Consider the 2x2 positive-definite Hermitian matrix

$$ H = \left( \begin{array}{cc} \omega & \lambda \\ \lambda & \omega \end{array} \right), $$

with $\omega > 0$, $\lambda > 0$, and $\lambda < \omega$. Since $H$ is Hermitian, it can be diagonalized by a unitary transformation,

$$ D = U^\dagger H U, $$

with

$$ D = \left( \begin{array}{cc} \omega + \lambda & 0 \\ 0 & \omega - \lambda \end{array} \right), \\ \\ U = \frac{1}{\sqrt{2}} \left( \begin{array}{cc} 1 & 1 \\ 1 & -1 \end{array} \right). $$

But here is an alternative way to diagonalize $H$. Let's write

$$ D = T^\dagger H T, $$

with

$$ D = \left( \begin{array}{cc} \epsilon & 0 \\ 0 & \epsilon \end{array} \right), \\ \\ T = \frac{1}{\sqrt{\lambda^2-(\omega-\epsilon)^2}} \left( \begin{array}{cc} -\lambda & \omega - \epsilon \\ \omega-\epsilon & -\lambda \end{array} \right), $$

and

$$\epsilon = \sqrt{\omega^2 - \lambda^2}.$$

You can check that this works. But you can also check that $T$ is not unitary. Consequently, it does not have the form $D = P^{-1} H P$ and is also not a singular value decomposition. It is also clearly not a $LDU$ decomposition.

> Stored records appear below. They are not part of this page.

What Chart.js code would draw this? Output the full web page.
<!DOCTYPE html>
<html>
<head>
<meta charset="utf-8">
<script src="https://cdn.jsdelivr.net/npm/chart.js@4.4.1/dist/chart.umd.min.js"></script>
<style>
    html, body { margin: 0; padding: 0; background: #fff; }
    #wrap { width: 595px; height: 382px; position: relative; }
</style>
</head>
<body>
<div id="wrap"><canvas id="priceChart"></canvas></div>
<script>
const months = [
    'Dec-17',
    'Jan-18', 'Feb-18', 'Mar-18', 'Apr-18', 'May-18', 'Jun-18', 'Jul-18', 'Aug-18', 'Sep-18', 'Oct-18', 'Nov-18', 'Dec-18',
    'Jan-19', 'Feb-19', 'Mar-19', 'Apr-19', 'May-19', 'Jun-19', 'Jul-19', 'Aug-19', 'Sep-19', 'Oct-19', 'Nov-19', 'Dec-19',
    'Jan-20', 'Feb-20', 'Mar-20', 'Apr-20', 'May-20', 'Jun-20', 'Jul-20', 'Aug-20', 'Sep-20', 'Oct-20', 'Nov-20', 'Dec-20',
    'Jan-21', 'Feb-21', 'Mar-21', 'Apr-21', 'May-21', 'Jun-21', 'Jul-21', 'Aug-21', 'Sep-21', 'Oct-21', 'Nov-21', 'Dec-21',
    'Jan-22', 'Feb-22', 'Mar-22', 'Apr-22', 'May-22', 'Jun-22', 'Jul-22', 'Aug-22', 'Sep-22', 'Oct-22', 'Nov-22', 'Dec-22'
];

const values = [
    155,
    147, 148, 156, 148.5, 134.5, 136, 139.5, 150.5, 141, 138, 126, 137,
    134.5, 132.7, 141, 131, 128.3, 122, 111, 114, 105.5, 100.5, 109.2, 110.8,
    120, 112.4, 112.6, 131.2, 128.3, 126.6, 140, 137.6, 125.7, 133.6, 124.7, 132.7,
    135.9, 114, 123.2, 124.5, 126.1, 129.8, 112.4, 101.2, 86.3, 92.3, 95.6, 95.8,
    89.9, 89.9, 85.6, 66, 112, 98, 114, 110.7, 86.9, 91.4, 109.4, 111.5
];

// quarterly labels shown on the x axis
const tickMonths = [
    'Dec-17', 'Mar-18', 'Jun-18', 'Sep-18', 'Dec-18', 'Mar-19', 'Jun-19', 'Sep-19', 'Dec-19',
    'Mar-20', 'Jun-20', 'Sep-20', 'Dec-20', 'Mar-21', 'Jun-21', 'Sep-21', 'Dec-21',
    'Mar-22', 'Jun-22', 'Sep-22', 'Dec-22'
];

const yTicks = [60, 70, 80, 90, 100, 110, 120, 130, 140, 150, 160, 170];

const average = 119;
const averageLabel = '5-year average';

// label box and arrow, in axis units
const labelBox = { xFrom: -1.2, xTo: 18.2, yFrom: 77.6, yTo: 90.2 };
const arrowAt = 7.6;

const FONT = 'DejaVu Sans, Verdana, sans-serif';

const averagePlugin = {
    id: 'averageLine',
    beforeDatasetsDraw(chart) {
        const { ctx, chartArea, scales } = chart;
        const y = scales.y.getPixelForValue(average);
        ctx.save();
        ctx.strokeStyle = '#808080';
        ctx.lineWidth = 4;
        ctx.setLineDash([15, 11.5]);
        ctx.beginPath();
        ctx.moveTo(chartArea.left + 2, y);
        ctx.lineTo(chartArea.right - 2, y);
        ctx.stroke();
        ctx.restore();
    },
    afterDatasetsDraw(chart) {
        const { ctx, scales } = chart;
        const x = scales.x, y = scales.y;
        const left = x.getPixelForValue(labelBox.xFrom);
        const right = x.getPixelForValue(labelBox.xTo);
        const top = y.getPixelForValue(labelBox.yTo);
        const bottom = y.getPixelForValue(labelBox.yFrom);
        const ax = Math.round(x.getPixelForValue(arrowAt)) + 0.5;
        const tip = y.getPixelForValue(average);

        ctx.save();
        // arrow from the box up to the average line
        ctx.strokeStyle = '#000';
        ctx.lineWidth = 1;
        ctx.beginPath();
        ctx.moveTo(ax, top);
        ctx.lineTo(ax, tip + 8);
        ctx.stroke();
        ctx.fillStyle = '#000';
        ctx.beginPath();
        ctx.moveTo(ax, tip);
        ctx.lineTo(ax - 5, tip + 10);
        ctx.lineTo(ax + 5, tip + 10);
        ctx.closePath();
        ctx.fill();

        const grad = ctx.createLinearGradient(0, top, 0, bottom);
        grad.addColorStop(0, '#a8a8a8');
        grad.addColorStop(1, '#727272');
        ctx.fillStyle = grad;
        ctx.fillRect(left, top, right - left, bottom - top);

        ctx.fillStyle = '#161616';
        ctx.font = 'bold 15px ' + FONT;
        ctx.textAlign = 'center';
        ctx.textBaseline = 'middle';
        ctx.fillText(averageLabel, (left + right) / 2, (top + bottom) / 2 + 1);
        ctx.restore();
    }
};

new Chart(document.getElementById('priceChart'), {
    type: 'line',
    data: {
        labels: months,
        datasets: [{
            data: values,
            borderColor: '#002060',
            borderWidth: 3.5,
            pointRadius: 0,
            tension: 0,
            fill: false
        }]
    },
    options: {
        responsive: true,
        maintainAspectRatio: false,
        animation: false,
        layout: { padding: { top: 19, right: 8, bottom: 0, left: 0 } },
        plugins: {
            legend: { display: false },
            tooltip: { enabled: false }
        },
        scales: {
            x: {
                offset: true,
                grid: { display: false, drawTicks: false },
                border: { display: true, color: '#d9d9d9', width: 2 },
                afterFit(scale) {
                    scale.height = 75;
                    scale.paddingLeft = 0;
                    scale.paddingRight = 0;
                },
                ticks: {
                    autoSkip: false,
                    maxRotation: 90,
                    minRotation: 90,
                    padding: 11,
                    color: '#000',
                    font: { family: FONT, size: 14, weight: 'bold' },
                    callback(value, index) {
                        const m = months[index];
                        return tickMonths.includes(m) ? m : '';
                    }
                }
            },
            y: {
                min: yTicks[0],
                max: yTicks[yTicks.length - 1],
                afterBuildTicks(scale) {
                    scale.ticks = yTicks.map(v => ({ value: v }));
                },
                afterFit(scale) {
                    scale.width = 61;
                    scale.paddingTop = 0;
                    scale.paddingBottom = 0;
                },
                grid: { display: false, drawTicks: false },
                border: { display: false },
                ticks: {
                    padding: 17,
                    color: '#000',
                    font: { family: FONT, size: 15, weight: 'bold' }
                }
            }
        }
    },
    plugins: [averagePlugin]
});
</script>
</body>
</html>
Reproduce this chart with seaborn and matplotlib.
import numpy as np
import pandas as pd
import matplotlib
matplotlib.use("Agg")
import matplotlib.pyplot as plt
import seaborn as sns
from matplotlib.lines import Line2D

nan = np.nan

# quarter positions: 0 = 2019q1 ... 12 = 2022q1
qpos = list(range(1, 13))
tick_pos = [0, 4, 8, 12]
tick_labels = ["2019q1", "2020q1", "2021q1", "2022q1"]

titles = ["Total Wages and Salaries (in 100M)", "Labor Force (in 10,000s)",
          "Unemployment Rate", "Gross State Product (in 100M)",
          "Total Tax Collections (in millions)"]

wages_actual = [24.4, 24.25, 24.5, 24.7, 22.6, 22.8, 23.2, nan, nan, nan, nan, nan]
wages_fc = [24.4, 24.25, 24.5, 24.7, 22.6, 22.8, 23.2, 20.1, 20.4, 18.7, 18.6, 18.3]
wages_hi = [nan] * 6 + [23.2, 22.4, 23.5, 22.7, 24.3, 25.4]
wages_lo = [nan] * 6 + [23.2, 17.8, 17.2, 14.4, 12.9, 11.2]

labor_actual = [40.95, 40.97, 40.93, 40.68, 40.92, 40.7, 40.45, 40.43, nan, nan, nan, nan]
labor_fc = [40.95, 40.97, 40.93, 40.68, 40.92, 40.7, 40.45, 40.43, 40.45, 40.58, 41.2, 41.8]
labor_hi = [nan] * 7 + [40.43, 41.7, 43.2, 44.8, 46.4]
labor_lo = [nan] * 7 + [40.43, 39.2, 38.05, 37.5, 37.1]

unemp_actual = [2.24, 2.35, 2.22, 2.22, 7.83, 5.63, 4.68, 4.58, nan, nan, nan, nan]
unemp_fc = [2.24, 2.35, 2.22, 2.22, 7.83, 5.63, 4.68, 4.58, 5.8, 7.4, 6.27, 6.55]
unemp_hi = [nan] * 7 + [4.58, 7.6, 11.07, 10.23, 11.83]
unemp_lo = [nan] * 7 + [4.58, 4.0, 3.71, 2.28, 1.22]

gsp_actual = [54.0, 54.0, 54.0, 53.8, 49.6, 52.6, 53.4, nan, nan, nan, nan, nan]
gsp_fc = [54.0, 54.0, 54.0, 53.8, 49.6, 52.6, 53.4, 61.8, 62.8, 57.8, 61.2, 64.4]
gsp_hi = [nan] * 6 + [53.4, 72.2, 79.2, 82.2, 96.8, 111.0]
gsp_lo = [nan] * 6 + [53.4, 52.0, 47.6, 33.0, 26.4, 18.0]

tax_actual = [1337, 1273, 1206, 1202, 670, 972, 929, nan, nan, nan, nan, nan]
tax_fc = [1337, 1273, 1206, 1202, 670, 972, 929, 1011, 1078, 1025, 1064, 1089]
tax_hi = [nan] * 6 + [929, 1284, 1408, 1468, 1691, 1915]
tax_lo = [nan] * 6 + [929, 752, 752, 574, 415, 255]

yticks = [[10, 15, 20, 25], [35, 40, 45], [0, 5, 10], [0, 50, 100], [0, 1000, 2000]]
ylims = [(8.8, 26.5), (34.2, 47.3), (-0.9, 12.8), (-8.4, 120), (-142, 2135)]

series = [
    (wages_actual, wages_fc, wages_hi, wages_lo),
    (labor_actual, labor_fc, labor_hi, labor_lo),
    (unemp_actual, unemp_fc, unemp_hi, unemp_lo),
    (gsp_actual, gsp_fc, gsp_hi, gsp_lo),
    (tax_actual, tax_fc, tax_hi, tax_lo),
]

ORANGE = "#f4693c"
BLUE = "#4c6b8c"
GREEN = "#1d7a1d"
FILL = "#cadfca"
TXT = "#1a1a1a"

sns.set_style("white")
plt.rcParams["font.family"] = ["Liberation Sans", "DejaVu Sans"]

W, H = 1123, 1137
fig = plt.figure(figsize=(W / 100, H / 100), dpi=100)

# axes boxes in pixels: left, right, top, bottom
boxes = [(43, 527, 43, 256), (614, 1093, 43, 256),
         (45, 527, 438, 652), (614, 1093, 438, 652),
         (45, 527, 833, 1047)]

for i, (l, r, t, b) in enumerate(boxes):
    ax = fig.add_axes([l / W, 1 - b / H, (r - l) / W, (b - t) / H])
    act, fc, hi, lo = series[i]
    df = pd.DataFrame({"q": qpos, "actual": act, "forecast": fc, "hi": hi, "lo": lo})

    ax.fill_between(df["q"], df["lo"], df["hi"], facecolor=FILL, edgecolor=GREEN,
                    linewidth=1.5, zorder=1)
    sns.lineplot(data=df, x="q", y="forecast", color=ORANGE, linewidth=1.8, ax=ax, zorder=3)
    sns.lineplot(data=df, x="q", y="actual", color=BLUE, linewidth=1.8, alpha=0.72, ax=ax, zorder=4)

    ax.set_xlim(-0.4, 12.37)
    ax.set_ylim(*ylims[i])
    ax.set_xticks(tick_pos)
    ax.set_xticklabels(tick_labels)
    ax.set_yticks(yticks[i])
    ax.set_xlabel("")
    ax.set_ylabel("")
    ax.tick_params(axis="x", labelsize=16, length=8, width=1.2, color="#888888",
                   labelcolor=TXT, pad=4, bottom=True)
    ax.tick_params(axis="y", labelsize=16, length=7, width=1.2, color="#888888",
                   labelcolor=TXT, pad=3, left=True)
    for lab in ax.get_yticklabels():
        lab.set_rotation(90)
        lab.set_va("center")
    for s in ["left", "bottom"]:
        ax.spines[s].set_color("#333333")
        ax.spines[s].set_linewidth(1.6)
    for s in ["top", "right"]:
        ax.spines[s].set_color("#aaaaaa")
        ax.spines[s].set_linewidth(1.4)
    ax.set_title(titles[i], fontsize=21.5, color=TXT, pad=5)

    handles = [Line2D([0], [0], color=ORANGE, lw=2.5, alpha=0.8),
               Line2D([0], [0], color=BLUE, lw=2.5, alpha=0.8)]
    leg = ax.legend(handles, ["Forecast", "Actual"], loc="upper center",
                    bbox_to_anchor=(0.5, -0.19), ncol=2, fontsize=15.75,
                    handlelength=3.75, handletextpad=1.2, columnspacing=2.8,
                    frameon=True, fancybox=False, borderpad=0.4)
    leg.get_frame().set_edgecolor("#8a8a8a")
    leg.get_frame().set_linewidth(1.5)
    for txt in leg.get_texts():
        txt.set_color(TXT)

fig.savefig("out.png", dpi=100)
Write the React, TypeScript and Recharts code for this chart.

The above example is the simplest example of symplectic diagonalization outlined by Williamson's theorem: any 2N x 2N positive-definite Hermitian matrix $H$ can be diagonalized as $D = T^\dagger H T$ by a symplectic transformation $T$. I will not go into the details of how to find $T$ here, but it involves the solution of a generalized eigenvalue problem.

In the language of quantum mechanics, this is also known as a bosonic Bogoliubov transformation. It is a transformation that is constructed by imposing the symplectic constraints of classical and quantum mechanics.